-- start of DATA EXCERPT --

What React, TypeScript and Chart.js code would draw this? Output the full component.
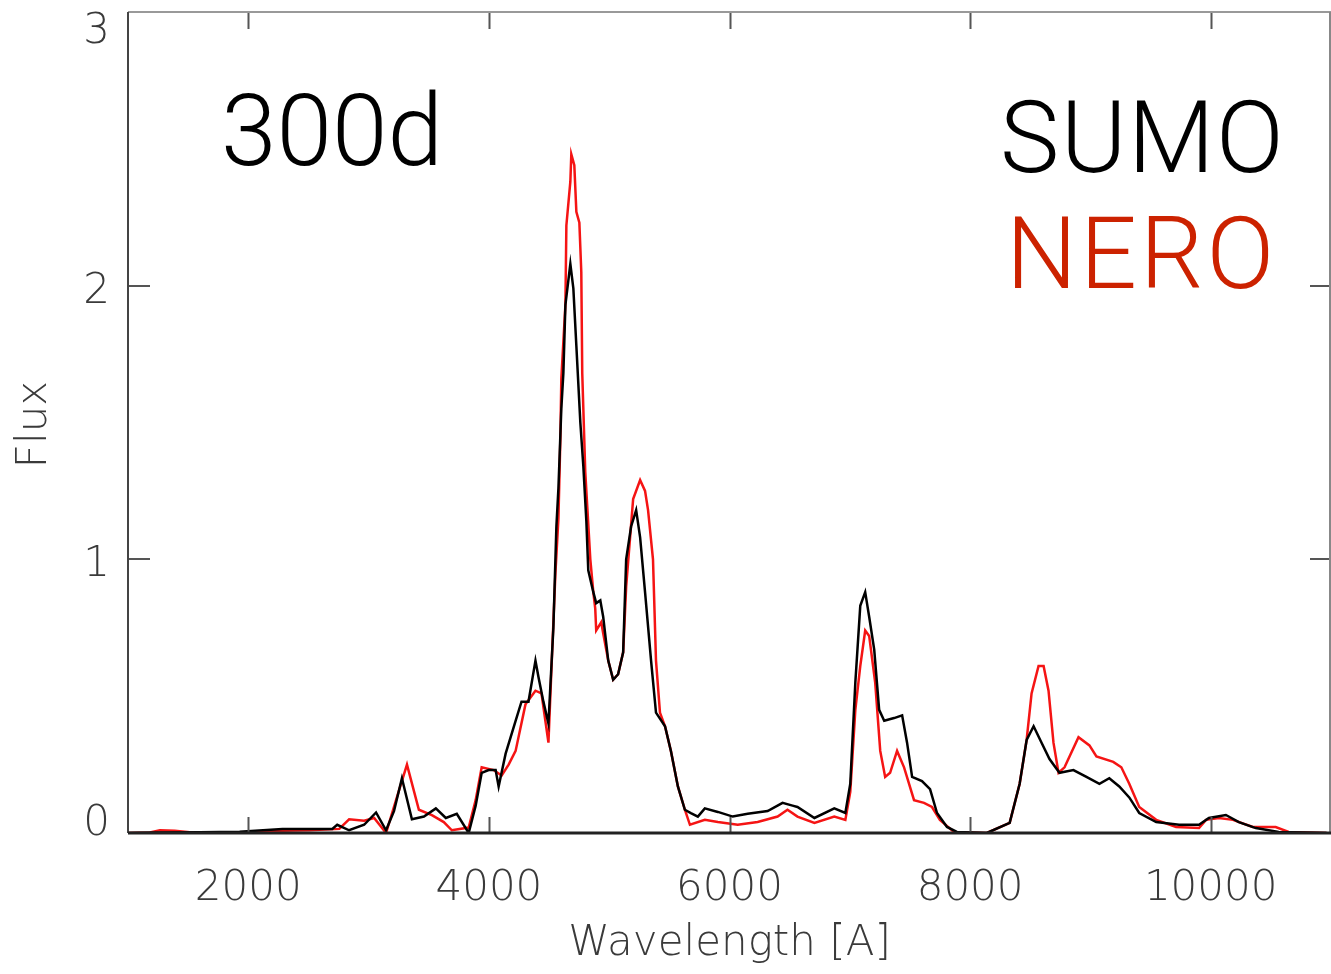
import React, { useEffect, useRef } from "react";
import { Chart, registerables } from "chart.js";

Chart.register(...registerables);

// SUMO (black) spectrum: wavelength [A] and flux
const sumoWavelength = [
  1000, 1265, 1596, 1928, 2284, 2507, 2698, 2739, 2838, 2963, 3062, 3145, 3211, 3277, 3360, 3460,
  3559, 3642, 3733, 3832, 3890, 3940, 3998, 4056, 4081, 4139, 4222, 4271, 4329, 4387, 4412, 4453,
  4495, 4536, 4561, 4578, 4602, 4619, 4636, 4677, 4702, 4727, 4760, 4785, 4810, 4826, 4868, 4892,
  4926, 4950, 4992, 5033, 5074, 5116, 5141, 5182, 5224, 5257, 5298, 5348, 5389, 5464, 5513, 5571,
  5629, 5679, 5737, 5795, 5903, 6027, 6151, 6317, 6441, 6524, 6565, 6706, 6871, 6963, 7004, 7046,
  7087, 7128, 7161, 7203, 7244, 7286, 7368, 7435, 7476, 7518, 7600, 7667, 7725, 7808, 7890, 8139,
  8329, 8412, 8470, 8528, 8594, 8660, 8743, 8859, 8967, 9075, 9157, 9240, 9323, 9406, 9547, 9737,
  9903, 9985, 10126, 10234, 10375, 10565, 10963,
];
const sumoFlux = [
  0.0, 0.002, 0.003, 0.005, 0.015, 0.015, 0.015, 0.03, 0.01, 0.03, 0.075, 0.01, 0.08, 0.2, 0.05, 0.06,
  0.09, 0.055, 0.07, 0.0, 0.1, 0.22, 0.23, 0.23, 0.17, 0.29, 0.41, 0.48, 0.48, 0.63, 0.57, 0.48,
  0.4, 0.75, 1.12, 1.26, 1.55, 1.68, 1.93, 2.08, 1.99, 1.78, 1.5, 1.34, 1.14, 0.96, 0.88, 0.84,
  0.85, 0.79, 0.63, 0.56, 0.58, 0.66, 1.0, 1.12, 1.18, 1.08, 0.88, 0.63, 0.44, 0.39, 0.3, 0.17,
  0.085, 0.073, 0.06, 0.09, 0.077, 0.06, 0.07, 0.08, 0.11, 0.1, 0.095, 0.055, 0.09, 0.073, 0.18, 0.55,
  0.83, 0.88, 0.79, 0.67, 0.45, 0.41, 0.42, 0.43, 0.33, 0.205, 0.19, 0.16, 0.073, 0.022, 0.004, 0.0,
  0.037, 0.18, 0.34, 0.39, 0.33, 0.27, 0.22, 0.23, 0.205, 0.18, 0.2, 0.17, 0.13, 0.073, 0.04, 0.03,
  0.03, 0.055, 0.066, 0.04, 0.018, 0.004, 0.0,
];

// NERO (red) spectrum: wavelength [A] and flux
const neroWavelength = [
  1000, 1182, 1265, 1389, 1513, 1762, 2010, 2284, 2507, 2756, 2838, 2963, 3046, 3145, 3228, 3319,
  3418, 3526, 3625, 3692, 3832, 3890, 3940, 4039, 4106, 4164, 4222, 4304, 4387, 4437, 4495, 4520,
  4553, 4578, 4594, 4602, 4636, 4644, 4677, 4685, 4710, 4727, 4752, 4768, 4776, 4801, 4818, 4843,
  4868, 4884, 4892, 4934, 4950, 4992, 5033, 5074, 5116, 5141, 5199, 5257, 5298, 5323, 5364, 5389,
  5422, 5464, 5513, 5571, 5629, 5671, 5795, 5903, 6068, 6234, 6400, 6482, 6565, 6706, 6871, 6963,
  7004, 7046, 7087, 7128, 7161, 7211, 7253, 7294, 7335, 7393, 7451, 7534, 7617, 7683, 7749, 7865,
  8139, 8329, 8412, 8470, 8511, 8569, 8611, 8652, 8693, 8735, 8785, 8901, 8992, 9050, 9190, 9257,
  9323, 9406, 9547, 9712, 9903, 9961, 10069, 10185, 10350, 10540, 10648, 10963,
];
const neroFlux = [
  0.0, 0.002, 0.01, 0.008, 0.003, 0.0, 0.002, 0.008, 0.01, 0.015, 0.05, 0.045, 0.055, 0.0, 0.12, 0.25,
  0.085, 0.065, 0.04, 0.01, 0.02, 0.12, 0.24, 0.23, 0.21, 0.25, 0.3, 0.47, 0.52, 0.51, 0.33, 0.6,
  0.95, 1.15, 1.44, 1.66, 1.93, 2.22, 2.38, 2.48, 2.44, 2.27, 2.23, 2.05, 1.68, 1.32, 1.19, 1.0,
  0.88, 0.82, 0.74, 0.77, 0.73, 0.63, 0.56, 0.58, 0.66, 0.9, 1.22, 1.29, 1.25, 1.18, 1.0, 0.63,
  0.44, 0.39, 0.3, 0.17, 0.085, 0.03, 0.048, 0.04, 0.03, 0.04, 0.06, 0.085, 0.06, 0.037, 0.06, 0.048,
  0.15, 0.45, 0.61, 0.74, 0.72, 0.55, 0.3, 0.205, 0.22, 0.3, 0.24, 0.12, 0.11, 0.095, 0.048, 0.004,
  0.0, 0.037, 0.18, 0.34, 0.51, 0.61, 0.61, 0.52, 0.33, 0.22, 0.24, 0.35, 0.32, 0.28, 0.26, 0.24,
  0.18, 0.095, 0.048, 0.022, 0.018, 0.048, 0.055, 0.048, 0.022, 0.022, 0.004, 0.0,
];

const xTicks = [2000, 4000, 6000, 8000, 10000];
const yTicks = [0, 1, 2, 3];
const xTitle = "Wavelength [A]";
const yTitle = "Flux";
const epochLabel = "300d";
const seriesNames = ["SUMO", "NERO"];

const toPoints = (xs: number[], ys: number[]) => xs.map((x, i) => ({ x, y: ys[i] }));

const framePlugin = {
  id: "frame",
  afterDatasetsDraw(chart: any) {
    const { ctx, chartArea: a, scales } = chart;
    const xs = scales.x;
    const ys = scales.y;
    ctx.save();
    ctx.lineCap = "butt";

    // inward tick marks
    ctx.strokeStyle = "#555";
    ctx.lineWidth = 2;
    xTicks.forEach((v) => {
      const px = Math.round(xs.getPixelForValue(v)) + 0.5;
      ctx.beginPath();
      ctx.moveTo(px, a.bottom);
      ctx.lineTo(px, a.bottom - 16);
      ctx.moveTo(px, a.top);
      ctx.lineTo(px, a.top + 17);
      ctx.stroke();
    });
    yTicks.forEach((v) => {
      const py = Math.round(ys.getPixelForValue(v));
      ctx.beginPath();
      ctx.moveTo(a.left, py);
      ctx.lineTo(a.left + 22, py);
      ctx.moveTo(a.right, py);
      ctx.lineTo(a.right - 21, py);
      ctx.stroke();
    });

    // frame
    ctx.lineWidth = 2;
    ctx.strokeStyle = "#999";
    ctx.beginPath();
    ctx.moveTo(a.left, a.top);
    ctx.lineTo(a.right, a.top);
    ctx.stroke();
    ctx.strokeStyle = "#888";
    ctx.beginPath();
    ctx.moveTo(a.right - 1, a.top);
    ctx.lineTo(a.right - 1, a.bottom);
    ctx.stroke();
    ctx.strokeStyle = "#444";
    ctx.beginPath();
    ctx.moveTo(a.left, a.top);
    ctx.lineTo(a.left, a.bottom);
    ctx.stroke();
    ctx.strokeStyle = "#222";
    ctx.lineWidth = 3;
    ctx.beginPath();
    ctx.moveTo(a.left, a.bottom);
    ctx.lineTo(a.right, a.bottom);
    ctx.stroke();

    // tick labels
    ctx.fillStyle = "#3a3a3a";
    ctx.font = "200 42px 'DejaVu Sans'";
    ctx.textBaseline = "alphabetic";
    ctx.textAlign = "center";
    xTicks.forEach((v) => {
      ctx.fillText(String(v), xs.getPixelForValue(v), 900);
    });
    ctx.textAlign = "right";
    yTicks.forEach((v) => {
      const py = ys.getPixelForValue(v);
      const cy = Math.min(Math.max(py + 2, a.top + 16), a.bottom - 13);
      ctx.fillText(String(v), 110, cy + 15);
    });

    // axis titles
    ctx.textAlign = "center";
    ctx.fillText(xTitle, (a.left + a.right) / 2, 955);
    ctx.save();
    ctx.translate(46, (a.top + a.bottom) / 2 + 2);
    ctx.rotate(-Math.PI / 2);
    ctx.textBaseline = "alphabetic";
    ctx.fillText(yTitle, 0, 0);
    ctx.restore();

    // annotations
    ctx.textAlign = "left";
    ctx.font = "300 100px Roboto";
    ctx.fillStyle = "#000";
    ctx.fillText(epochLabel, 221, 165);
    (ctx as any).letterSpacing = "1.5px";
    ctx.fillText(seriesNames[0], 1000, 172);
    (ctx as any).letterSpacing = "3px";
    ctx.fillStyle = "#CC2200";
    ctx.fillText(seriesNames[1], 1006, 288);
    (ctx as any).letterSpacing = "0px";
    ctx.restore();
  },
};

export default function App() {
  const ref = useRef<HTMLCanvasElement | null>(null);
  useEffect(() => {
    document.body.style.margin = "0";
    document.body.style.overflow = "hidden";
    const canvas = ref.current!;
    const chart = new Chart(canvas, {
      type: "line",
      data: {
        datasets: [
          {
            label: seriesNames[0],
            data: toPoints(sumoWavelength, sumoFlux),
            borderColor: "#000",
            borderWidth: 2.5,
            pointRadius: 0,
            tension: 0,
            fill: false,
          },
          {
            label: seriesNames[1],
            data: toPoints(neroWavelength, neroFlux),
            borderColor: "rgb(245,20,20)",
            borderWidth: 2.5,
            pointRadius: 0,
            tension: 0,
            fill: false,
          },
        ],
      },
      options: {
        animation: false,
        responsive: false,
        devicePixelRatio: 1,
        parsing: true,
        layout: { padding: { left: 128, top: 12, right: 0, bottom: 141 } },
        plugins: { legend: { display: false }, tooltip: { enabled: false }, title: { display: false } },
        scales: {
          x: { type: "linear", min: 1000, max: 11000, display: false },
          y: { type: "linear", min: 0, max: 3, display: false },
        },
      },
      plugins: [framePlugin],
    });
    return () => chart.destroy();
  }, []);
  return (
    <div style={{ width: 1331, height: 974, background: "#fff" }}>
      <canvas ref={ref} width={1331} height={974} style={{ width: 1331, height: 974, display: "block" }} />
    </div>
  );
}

-- end of DATA EXCERPT --

- [STATED GOAL]:
Return nothing but the lines running from the start of the data to the line with "Chart.register(...registerables);", please, both ends included and no pictures.

- [WORKED ANSWER]:
What React, TypeScript and Chart.js code would draw this? Output the full component.
import React, { useEffect, useRef } from "react";
import { Chart, registerables } from "chart.js";

Chart.register(...registerables);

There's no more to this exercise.